戯言(たわごと)

・ 唯心と唯物

『一切は思考の解釈(現象化)である。自己・自身の創作物(内的投影)である。受動性にも能動性にも、いずれにも普遍的な目的や意味など存在しない。ただ単に偶然の所産である。否、人間の人間による人間のための意味付・価値観である。形而上学など稚拙な妄想、未熟な意志の露呈である。その結論から逃げてはいけない。その結論を受容し得る勇者のみが「神」という名の幻想を断ち切り、真の「人」たる独立と自由を勝ち取ることができる。』

『思考は(能動的)創造者である以前に(受動的)被造物である。(それを踏まえない)超越的存在としての思考は(それ自体が)形而上学(抽象論)である。
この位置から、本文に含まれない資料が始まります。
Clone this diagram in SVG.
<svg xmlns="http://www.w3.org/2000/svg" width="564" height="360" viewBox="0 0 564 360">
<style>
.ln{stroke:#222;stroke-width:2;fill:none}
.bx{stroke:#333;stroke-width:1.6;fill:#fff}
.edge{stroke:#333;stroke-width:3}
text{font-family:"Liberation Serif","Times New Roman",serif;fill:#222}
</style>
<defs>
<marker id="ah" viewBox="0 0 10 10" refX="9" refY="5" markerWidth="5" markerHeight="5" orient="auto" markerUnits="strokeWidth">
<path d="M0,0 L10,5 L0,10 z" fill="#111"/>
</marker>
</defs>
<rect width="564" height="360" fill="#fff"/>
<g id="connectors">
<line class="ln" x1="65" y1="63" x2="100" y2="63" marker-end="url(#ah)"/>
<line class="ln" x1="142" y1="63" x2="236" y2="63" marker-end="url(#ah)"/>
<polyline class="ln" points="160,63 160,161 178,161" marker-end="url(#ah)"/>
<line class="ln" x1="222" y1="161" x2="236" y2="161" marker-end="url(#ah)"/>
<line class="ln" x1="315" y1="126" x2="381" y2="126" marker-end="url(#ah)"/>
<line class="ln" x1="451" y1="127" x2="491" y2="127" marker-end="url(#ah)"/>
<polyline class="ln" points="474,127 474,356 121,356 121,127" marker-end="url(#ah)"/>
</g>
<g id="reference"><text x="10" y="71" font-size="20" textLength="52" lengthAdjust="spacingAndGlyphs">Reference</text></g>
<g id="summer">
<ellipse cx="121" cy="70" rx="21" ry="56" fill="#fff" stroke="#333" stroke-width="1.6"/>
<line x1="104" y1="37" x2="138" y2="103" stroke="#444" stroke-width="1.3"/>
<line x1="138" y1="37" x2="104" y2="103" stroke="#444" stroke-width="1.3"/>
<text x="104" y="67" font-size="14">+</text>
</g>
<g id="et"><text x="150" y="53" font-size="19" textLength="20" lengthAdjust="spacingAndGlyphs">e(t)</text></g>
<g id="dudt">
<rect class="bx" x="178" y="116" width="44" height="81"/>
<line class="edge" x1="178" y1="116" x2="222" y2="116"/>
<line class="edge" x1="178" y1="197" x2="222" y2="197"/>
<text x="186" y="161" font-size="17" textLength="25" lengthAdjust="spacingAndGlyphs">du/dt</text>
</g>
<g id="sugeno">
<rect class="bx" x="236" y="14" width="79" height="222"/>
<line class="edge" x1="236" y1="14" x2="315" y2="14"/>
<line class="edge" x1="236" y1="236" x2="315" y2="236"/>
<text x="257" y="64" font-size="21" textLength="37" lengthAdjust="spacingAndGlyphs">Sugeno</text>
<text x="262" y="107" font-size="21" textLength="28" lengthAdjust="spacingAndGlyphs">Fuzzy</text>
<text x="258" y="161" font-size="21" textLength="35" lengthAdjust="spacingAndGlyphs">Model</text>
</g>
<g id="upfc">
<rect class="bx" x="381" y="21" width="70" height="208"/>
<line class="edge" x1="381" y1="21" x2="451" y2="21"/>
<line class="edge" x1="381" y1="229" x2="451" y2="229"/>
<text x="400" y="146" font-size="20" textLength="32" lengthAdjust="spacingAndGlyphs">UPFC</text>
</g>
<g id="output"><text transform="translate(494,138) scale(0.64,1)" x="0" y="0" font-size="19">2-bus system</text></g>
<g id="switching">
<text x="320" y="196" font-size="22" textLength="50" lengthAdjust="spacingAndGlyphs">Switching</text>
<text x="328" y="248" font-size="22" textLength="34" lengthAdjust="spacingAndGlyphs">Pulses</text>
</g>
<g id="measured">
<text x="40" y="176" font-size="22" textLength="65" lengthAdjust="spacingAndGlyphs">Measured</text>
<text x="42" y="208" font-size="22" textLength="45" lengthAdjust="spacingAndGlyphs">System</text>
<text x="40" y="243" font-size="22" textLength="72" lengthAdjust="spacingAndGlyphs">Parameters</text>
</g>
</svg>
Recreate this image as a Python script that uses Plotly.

』

論理的可能性の全提示。これが哲学の基本的立場である。如何なる論理的可能性も否定されるべきではない。またその真偽を問い詰めるような不毛な論争に対しても必要以上に関わるべきではない。より以上に大切なこと。それはその見解(結論)をもって「如何に生きるか」である。目前の現実(実存)に立ち返る。日々の生活(行為)に立脚する。これがブッダ(全き人・尊き人)の説かれた最高の要点である。

(仮に偶然性を容認した上で) 誤解を恐れずに言えば、産まれ死ぬことも生きる(活きる)ことも、それ自体は単なる自然現象(事実)でしかない。そこに何らかの価値・意味を付加することは、あくまで人間の側の要請(後付)である。仮に思考(自我意識・心)そのものも単なる進化論の産物にすぎないのだとすれば、世界は正に偶然の集大成でしかない。論理的整合性?どうとでも言えてしまう。「世界は3分前に創造された。そこに内在される歴史(記憶)をも含めて。」 表現の自由。自由には責任が伴う。本当のこと?真実らしさ? 最後は個人の信条・信念・思い込み? その程度の問題なのか?それでいいのか?もう止めよ。逆に愚かしい。

唯心的に捉えれば全ては解釈? 唯物的に捉えれば物証を無視した見解は抽象論? 両側面・両性質の顕れとして捉えれば心物同体・表裏一体論? 心であり且つ物である? 周波数(微細⇔粗雑)?の差異による段階的な形態変化(心⇔物)である?

万象の一切が無常であるという見解。そこではもはや自然(受動性)と社会(能動性)を区別しない。色(現象性)と空(超越性)を区別しない。心(精神性)と物(身体性)を区別しない。一切の全ては神(真実)そのもの。一元的理解が必要。しかし分別的理解もまた必要。矛盾(対立)が認識されるが故に縁起(相依)が成立する。(構築する)現象性が認識されるが故に(否定される)幻想性が成立する。両方とも必要。つまり中道。


・ 偶然と必然

『人(知的生命体)としての存在の理由。淘汰・変異・適応・進化?悠久の時空が育んだ偶然という名の奇跡?⇔人が故に、人が為に、この世界(宇宙)は存在する?人無き世界など論ずるに値しない?(強い人間原理)』

『現象とは常に多様な並行的可能性・確率的選択肢の一顕現にすぎない?⇔全てのことには意味がある?人生の全てにYESと言う?』

受動性(自然生物的存在)に何らかの先験(原因・根拠)的な意味を見出す人は決定論に陥り易い。逆に能動性(社会形成的存在)に価値を置く人は(自身を含む)環境的要素を単なる偶然、道具として割り切ってしまえる。「人の技(わざ)はいずれはこの世界をも創造するであろう。」 受動性を凌駕する? 言うだけなら何とでも言えてしまう。

偶然⇔必然。非決定⇔決定。相関⇔因果。どちらが正しくどちらが間違っているではなく、その人が選び、その人が決める問題であるというのが正論? ブッダならば両極端を退け、その中道に立つ。現実的な柔軟な対応。生きる智慧。

規則性を有する現象でもそれ自体は単なる機械論的(オートマチック)な連鎖反応であるとも考えられる。しかし受動性とは一見このような無意味・無機質な働きの必然性(偶然的秩序)?を言う。逆に全く何の関連性も見出せないような事柄が、実は共時(シンクロ)する事象であるとも考えられる。テレパシー(思念伝達)とか。遠隔透視とか。観測・測定可能領域外で何らかの繋がりを有しているとしたら正確な分析データをもってしても結論は出せない。科学的な話とは言えないが。そもそも(一説によると)観測・測定可能な領域が宇宙の全質量の僅か4%に過ぎないとも言われる。結局はその人の捉え方・考え方次第ということか。


追記。科学や論理といった価値観(基準)に固執していると却って形而上学的感受性を見失う。それでは(私にとっては)本末転倒。元も子もない。